**Task statement**
Here is the task for the listing below: output exactly the lines from the one containing "Convert this chart to Altair code." through the one containing "-1.384, -1.384, -1.435]", and leave out the pictures.

[START Records for this task]

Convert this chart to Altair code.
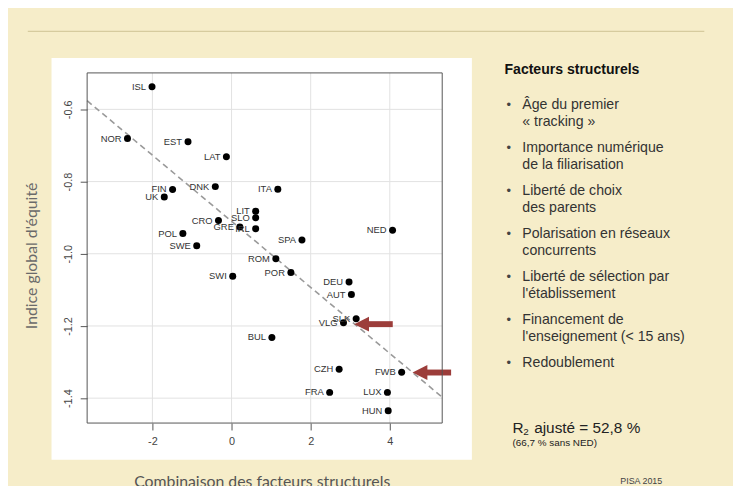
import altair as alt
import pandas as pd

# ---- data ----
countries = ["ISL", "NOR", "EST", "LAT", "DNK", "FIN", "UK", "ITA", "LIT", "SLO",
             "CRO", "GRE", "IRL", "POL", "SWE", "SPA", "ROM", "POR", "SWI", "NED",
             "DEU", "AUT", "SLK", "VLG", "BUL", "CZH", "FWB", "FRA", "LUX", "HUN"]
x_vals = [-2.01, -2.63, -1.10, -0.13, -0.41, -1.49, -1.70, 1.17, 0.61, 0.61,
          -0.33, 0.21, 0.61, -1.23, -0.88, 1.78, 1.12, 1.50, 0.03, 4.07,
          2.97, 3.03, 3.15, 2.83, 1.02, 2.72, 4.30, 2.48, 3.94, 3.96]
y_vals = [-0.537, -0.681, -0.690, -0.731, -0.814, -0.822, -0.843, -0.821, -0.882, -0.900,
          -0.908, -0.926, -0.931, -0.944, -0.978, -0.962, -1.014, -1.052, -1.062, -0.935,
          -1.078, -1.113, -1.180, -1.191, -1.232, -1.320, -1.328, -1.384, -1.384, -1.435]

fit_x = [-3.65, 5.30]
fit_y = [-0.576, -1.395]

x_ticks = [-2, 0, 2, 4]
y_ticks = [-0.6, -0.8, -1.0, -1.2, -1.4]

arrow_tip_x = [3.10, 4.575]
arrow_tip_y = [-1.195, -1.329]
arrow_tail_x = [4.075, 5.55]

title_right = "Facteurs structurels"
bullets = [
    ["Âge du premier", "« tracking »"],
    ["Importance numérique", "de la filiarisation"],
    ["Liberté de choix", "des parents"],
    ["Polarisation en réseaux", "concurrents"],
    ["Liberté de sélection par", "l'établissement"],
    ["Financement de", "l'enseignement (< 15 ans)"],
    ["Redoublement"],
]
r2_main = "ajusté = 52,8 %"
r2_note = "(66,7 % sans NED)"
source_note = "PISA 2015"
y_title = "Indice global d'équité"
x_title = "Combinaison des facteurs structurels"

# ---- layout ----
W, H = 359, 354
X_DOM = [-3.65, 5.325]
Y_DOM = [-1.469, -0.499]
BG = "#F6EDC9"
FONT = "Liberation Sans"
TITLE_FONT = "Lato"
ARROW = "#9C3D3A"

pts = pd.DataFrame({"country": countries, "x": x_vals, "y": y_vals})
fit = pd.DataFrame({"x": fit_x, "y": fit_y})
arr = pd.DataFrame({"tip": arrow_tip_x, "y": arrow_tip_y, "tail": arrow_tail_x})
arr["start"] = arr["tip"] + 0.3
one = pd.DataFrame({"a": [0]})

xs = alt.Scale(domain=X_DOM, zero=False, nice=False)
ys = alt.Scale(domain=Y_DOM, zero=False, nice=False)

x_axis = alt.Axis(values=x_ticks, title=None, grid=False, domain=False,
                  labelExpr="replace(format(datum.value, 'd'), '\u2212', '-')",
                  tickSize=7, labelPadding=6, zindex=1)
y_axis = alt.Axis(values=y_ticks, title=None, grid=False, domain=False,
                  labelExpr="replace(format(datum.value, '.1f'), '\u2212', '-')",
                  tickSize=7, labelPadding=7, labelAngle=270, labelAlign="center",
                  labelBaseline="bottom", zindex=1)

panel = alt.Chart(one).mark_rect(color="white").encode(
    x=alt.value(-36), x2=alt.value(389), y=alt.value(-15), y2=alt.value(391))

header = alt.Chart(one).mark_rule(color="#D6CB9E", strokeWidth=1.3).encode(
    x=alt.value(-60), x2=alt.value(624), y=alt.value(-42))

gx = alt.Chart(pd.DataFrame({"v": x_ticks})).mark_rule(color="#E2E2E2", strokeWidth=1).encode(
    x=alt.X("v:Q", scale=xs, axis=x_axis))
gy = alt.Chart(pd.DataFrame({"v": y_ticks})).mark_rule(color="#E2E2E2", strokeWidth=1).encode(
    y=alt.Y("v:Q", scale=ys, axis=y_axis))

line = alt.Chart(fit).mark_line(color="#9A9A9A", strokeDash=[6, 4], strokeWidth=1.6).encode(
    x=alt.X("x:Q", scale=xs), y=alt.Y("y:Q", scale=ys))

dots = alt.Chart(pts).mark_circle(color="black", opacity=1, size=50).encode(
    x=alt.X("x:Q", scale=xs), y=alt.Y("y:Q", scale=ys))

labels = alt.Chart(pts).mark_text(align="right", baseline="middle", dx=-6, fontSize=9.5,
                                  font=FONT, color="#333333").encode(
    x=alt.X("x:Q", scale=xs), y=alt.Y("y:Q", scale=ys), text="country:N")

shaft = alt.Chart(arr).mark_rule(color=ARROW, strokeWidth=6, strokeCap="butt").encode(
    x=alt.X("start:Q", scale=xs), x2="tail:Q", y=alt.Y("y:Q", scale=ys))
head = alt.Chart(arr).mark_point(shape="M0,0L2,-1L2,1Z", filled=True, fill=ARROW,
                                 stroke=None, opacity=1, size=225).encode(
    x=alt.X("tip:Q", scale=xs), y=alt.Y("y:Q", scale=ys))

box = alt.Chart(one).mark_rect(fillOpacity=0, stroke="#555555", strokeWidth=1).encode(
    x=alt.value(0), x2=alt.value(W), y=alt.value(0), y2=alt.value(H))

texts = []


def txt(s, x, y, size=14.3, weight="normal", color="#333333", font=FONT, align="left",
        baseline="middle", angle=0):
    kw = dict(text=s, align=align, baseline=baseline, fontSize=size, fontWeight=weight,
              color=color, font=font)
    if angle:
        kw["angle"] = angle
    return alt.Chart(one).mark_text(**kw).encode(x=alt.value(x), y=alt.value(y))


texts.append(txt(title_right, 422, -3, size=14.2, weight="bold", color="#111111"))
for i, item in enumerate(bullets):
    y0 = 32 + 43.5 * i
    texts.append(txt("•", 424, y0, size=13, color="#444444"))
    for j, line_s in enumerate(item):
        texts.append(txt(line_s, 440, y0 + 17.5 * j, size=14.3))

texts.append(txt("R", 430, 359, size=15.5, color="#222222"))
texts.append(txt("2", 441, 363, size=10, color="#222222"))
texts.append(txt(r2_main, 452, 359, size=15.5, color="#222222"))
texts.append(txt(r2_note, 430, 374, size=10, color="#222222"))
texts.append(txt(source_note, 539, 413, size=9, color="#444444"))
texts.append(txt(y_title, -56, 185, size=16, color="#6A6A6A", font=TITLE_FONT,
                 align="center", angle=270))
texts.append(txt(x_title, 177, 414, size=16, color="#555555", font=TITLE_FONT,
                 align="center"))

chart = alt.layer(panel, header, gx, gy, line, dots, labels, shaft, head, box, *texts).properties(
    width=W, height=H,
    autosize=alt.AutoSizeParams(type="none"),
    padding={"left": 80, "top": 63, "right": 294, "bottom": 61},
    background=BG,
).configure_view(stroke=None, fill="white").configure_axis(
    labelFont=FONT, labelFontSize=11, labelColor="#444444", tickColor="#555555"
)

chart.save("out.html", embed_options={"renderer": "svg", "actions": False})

[END Records for this task]
[START Records for this task]

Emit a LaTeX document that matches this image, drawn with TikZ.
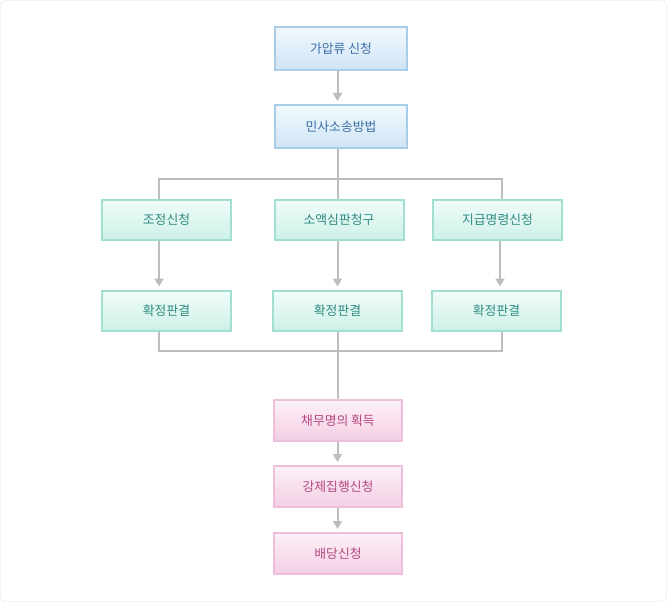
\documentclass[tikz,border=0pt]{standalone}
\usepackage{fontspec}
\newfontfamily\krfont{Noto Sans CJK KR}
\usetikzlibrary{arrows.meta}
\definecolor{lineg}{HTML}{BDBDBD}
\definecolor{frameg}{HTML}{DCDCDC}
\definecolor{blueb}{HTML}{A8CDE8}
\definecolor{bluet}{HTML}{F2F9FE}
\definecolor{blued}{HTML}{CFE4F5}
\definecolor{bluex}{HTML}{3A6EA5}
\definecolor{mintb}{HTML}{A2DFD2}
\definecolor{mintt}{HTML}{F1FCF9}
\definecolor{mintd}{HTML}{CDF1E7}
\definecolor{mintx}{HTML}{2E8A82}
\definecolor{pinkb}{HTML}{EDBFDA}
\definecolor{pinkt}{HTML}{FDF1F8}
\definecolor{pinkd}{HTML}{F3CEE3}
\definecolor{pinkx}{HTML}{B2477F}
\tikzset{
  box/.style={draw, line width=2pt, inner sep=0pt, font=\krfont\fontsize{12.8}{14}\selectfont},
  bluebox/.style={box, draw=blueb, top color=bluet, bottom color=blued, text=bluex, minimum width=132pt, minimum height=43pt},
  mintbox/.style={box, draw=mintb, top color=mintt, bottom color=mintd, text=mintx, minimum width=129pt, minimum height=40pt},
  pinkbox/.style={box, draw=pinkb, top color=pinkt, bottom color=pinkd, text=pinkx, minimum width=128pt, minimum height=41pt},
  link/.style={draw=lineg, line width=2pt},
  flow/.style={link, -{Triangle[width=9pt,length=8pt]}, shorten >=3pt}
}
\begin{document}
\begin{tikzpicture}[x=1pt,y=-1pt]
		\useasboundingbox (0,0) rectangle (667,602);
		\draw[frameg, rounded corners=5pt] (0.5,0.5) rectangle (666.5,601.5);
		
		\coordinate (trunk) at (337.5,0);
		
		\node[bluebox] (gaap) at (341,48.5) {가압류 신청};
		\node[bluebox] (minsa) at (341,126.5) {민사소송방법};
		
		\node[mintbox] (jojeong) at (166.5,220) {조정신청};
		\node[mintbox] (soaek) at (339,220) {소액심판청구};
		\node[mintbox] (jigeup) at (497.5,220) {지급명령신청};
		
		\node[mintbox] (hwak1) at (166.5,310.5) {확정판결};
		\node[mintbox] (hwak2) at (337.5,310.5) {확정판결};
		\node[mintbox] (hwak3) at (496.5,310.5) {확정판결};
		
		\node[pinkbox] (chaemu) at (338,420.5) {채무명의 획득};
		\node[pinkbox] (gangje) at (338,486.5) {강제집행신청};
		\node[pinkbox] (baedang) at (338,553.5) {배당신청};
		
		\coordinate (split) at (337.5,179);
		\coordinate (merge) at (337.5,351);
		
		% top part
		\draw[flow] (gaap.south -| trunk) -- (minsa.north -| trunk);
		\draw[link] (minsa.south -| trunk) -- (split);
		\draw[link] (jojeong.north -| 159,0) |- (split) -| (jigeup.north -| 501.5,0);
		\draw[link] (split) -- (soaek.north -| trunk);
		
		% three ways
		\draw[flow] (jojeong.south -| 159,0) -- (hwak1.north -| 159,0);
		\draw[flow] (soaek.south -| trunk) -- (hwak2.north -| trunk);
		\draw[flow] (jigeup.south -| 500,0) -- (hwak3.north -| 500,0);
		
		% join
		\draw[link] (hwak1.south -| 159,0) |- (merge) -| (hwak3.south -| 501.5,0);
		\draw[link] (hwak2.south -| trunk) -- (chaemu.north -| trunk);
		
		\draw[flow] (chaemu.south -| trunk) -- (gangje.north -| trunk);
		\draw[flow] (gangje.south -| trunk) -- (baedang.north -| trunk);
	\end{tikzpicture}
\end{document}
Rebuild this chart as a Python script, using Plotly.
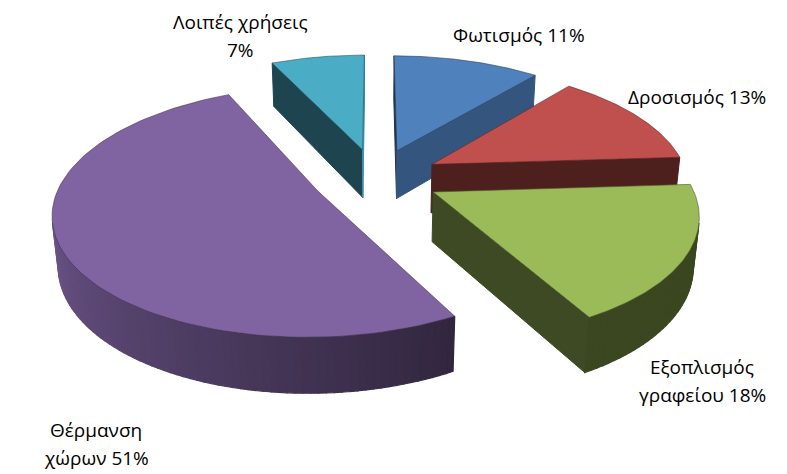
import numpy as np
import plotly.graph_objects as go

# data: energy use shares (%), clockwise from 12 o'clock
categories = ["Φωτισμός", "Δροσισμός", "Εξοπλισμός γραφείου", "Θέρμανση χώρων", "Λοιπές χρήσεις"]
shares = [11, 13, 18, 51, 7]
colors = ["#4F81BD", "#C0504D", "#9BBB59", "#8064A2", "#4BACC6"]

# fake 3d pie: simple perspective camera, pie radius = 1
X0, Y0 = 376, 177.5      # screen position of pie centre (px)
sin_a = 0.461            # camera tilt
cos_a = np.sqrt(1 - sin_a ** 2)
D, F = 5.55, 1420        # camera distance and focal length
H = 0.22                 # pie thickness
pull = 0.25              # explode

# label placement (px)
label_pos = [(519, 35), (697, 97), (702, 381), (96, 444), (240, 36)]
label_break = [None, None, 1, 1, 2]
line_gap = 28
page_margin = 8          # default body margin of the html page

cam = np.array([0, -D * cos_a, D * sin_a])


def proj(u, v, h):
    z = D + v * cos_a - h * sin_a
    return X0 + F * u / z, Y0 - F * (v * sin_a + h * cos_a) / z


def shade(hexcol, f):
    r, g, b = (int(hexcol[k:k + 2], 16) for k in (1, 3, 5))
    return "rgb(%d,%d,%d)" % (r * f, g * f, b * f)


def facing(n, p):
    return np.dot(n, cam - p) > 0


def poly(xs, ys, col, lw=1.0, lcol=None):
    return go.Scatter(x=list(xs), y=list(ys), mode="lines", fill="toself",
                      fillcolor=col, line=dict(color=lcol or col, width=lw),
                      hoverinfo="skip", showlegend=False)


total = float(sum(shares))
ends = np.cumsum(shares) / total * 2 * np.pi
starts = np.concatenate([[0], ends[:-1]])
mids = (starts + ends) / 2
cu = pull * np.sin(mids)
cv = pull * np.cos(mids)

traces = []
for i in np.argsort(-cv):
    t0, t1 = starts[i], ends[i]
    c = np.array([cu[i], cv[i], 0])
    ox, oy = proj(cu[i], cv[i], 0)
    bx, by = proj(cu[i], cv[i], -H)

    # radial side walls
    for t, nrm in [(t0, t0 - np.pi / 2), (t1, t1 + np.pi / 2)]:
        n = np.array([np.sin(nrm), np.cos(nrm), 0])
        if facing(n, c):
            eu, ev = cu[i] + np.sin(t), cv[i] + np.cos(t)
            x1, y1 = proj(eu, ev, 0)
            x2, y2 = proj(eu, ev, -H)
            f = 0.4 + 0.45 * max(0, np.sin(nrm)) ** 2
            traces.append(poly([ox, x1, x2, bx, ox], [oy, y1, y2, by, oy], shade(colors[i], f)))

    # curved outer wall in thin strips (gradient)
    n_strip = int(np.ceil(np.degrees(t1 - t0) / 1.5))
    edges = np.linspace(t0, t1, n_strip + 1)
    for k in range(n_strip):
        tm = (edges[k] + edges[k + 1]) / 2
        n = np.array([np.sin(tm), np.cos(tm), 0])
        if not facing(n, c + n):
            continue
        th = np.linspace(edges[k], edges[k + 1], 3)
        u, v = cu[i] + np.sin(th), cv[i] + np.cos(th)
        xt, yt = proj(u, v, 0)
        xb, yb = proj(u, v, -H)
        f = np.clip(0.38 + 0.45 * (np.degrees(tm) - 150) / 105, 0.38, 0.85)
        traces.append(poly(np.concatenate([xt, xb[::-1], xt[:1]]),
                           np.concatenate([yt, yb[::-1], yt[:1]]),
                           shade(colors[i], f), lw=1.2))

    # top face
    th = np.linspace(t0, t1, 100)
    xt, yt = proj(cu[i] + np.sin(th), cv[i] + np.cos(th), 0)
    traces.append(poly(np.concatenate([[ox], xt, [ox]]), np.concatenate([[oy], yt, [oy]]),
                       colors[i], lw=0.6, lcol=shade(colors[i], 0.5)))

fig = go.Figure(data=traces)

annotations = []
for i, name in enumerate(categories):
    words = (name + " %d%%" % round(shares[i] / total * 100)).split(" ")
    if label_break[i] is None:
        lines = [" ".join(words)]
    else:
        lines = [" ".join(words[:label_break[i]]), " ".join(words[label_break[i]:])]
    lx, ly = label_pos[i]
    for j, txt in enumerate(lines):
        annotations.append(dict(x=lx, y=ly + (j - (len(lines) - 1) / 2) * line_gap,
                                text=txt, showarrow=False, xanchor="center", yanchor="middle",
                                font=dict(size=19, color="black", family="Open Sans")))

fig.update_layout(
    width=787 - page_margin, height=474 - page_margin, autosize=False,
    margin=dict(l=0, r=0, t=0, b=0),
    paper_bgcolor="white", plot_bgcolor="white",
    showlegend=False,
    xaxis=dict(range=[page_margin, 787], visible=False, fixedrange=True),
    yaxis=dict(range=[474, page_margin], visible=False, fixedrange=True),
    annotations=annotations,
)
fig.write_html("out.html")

[END Records for this task]

**Result for this exercise**
Convert this chart to Altair code.
import altair as alt
import pandas as pd

# ---- data ----
countries = ["ISL", "NOR", "EST", "LAT", "DNK", "FIN", "UK", "ITA", "LIT", "SLO",
             "CRO", "GRE", "IRL", "POL", "SWE", "SPA", "ROM", "POR", "SWI", "NED",
             "DEU", "AUT", "SLK", "VLG", "BUL", "CZH", "FWB", "FRA", "LUX", "HUN"]
x_vals = [-2.01, -2.63, -1.10, -0.13, -0.41, -1.49, -1.70, 1.17, 0.61, 0.61,
          -0.33, 0.21, 0.61, -1.23, -0.88, 1.78, 1.12, 1.50, 0.03, 4.07,
          2.97, 3.03, 3.15, 2.83, 1.02, 2.72, 4.30, 2.48, 3.94, 3.96]
y_vals = [-0.537, -0.681, -0.690, -0.731, -0.814, -0.822, -0.843, -0.821, -0.882, -0.900,
          -0.908, -0.926, -0.931, -0.944, -0.978, -0.962, -1.014, -1.052, -1.062, -0.935,
          -1.078, -1.113, -1.180, -1.191, -1.232, -1.320, -1.328, -1.384, -1.384, -1.435]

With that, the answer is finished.